Bambo Bayo from the School of Education responded that African countries are obliged to pay their loans based on their obligations under international law. He posited that loans are taken with the intention to pay them back as a result of which it would be a breach of contract to say that African countries should not pay back their loans.

In delivering the judgment, Allil Afi, the chief judge urged the debaters to research their topics before coming to the debate. She also advised them to have more self-confidence in themselves and enjoy the debate. 

From Thursday, the debate continued on Friday at SOS Senior Secondary School.  Nusrat Senior Secondary School and defending champions in the Senior Secondary School category took on their arch rivals July 22nd Academy.
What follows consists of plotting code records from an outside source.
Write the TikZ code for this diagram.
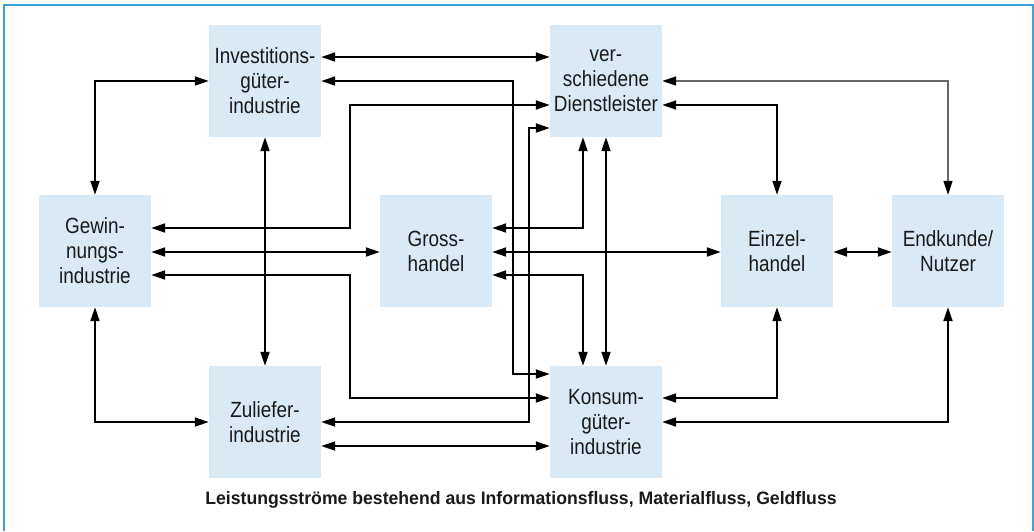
\documentclass[tikz,border=0pt]{standalone}
\usepackage{fontspec}
\setmainfont{Liberation Sans}[FakeStretch=0.86]
\newfontfamily\capfont{Liberation Sans}[FakeStretch=0.98]
\usetikzlibrary{arrows.meta}
\definecolor{boxfill}{HTML}{DAE9F6}
\definecolor{framecol}{HTML}{3FA2D4}
\definecolor{txt}{HTML}{1A1A1A}
\tikzset{
  box/.style={rectangle, fill=boxfill, minimum width=112pt, minimum height=112pt,
    inner sep=0pt, align=center, font=\fontsize{22}{25}\selectfont, text=txt},
  conn/.style={draw=black, line width=1.8pt,
    {Triangle[length=14pt,width=9pt]}-{Triangle[length=14pt,width=9pt]}},
  connthin/.style={draw=black!60, line width=1.2pt,
    {Triangle[length=14pt,width=9pt,color=black]}-{Triangle[length=14pt,width=9pt,color=black]}},
  caption/.style={font=\capfont\bfseries\fontsize{18}{22}\selectfont, text=txt, inner sep=0pt}
}
\begin{document}
\begin{tikzpicture}[x=1pt,y=-1pt]
\useasboundingbox (0,0) rectangle (1034,531);
\draw[framecol, line width=1.5pt] (4,531) -- (4,5) -- (1033,5) -- (1033,531);

\node[box] (inv) at (265,81) {Investitions-\\güter-\\industrie};
\node[box] (dl)  at (606,81) {ver-\\schiedene\\Dienstleister};
\node[box] (gew) at (95,251) {Gewin-\\nungs-\\industrie};
\node[box] (gh)  at (436,251) {Gross-\\handel};
\node[box] (ez)  at (777,251) {Einzel-\\handel};
\node[box] (ek)  at (948,251) {Endkunde/\\Nutzer};
\node[box] (zu)  at (265,422) {Zuliefer-\\industrie};
\node[box] (ko)  at (606,422) {Konsum-\\güter-\\industrie};

\node[caption] (cap) at (521,500) {Leistungsströme bestehend aus Informationsfluss, Materialfluss, Geldfluss};

% Investitionsgueter
\draw[conn] (inv.east |- 0,57) -- (dl.west |- 0,57);
\draw[conn] (inv.east |- 0,81) -| (513,374) -- (ko.west |- 0,374);
\draw[conn] (inv.south) -- (zu.north);
\draw[conn] (gew.north) |- (inv.west);
% Gewinnungsindustrie
\draw[conn] (gew.east |- 0,228) -| (350,105) -- (dl.west |- 0,105);
\draw[conn] (gew.east |- 0,252) -- (gh.west |- 0,252);
\draw[conn] (gew.east |- 0,275) -| (350,398) -- (ko.west |- 0,398);
\draw[conn] (gew.south) |- (zu.west);
% Zulieferindustrie
\draw[conn] (zu.east |- 0,422) -| (529,128) -- (dl.west |- 0,128);
\draw[conn] (zu.east |- 0,446) -- (ko.west |- 0,446);
% Grosshandel
\draw[conn] (gh.east |- 0,228) -| (dl.south -| 583,0);
\draw[conn] (gh.east |- 0,252) -- (ez.west |- 0,252);
\draw[conn] (gh.east |- 0,275) -| (ko.north -| 583,0);
% Dienstleister
\draw[conn] (dl.south) -- (ko.north);
\draw[connthin] (dl.east) -| (ek.north);
\draw[conn] (dl.east |- 0,105) -| (ez.north);
% Einzelhandel / Endkunde
\draw[conn] (ez.east |- 0,252) -- (ek.west |- 0,252);
\draw[conn] (ko.east |- 0,398) -| (ez.south);
\draw[conn] (ko.east) -| (ek.south);
\end{tikzpicture}
\end{document}
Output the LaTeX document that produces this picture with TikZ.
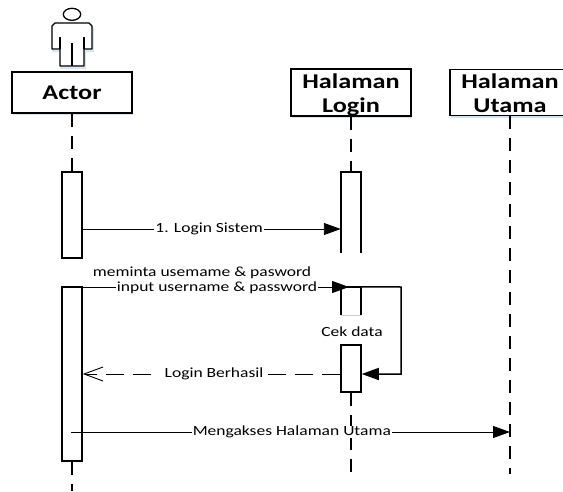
\documentclass[tikz,border=0pt]{standalone}
\usepackage{fontspec}
\setmainfont{Carlito}[FakeStretch=1.25]
\usetikzlibrary{arrows.meta,shadows}
\definecolor{glow}{RGB}{150,190,230}
\tikzset{
  x=1pt,y=-1pt,
  line/.style={line width=1.3pt,black},
  head/.style={draw,line width=1.5pt,fill=white,minimum width=120pt,minimum height=41pt,inner sep=0pt,
    align=center,font=\fontsize{21}{24}\selectfont\bfseries,
    drop shadow={shadow xshift=1pt,shadow yshift=-2pt,fill=glow,opacity=.45}},
  activ/.style={draw,line width=1.5pt,fill=white,minimum width=20pt,inner sep=0pt},
  openactiv/.style={fill=white,minimum width=20pt,inner sep=0pt},
  life/.style={line width=1.6pt,dash pattern=on 13pt off 9pt},
  msg/.style={line width=.9pt,-{Triangle[length=17pt,width=12pt]}},
  ret/.style={line width=.9pt,dash pattern=on 18pt off 9pt,-{Straight Barb[length=19pt,width=14pt,line width=.9pt]}},
  lab/.style={fill=white,inner xsep=1pt,inner ysep=0pt,font=\fontsize{14}{16}\selectfont},
  bare/.style={inner sep=0pt,font=\fontsize{14}{16}\selectfont},
}
\newcommand{\toprl}{\rule{0pt}{19pt}}
\newcommand{\botrl}{\rule[-3pt]{0pt}{3pt}}
\begin{document}
\begin{tikzpicture}
\clip (0,0) rectangle (563,491);
\useasboundingbox (0,0) rectangle (563,491);
% actor figure
\path[draw=glow,line width=1.5pt,opacity=.45,xshift=1pt,yshift=-2pt]
  (55,23) -- (89,23) -- (92,26) -- (92,49) -- (84,49) -- (84,66) -- (60,66) -- (60,49) -- (52,49) -- (52,26) -- cycle;
\draw[line,fill=white] (72,14.3) ellipse [x radius=8.7pt,y radius=6pt];
\draw[line,fill=white,line join=round]
  (55,23) -- (89,23) -- (92,26) -- (92,49) -- (84,49) -- (84,66) -- (60,66) -- (60,49) -- (52,49) -- (52,26) -- cycle;
\draw[line] (60,37) -- (60,49) (84,37) -- (84,49) (72,43) -- (72,66);
% heads
\node[head] (actor) at (72,92.5) {Actor};
\node[head] (login) at (351,92.5) {\toprl Halaman\\[0pt]Login\botrl};
\node[head] (utama) at (510,92.5) {\toprl Halaman\\[0pt]Utama\botrl};
% activations
\node[activ,minimum height=86pt] (a1) at (72,215) {};
\node[activ,minimum height=174pt] (a2) at (72,374) {};
\node[openactiv,minimum height=81pt] (l1) at (351,212.5) {};
\node[openactiv,minimum height=28pt] (l2) at (351,301) {};
\node[activ,minimum height=47pt] (l3) at (351,368.5) {};
\draw[line width=1.5pt] (l1.south west) -- (l1.north west) -- (l1.north east) -- (l1.south east);
\draw[line width=1.5pt] (l2.south west) -- (l2.north west) -- (l2.north east) -- (l2.south east);
\draw[gray!40,line width=.7pt] (l2.south west) -- (l2.south east);
% free ends
\coordinate (actorEnd) at (72,491);
\coordinate (loginEnd) at (351,474);
\coordinate (utamaEnd) at (510,474);
\coordinate (selfA) at (401,287);
\coordinate (selfB) at (401,374);
\coordinate (y1) at (0,229);
\coordinate (y2) at (0,287);
\coordinate (y3) at (0,374);
\coordinate (y4) at (0,432);
\coordinate (arr2) at (349,287);
\coordinate (start4) at (71,432);
% lifelines
\draw[life] (actor.south) -- (a1.north);
\draw[life] (a2.south) -- (actorEnd);
\draw[life] (login.south) -- (l1.north);
\draw[life] (l3.south) -- (loginEnd);
\draw[life] (utama.south) -- (utamaEnd);
% messages
\draw[msg] (a1.east |- y1) -- node[lab,pos=.49] (t1) {1. Login Sistem} (l1.west |- y1);
\draw[msg] (a2.east |- y2) -- (arr2);
\node[lab] (t2) at (217,288) {input username \& password};
\node[bare] (t0) at (202,273) {meminta usemame \& pasword};
\draw[line width=1.5pt,-{Triangle[length=17pt,width=12pt]}] (l2.north east) -- (selfA) -- (selfB) -- (l3.east |- selfB);
\node[bare] (t3) at (352,332) {Cek data};
\draw[ret] (l3.west |- y3) -- node[lab,pos=.49,inner xsep=5pt] (t4) {Login Berhasil} (a2.east |- y3);
\draw[msg] (start4) -- node[lab,pos=.503] (t5) {Mengakses Halaman Utama} (utamaEnd |- y4);
\end{tikzpicture}
\end{document}
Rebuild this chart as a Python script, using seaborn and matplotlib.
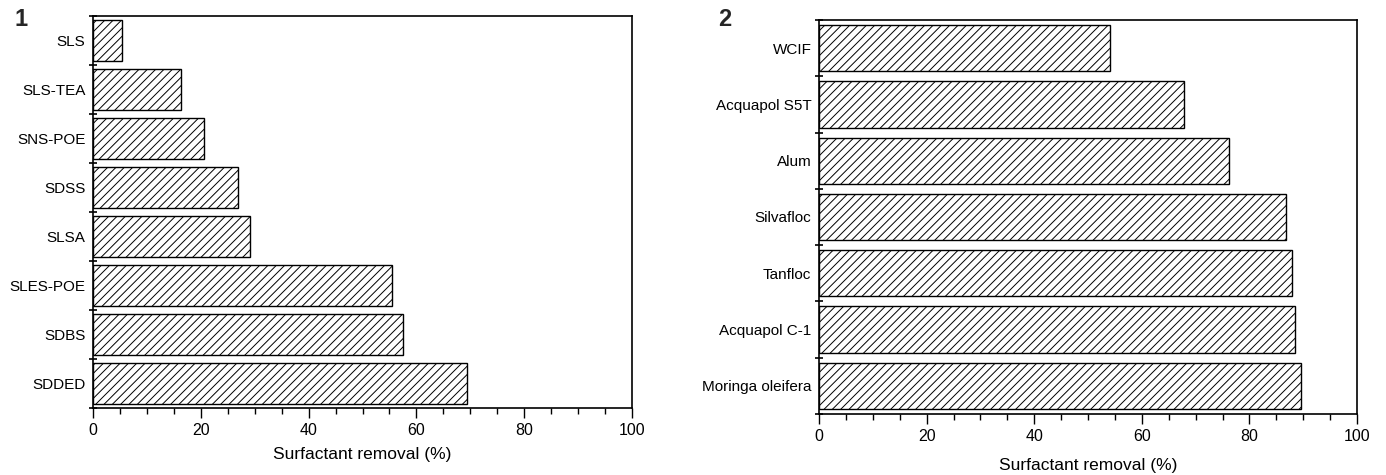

Public Health and last year’s first runners-up Saint Joseph’s Senior Secondary School battled Public Health and St Peter’s respectively.

After the debate, Mr Felix, one of the judges congratulated all the participants including UTG and senior secondary school students. He noted that they exhibited intellectual and scholarly maturity. He advised them not to read, but master their points, admonishing that they should not “over cram.” He encouraged the audience to cheer the debaters, adding that “it is with knowledge that nations can be developed.”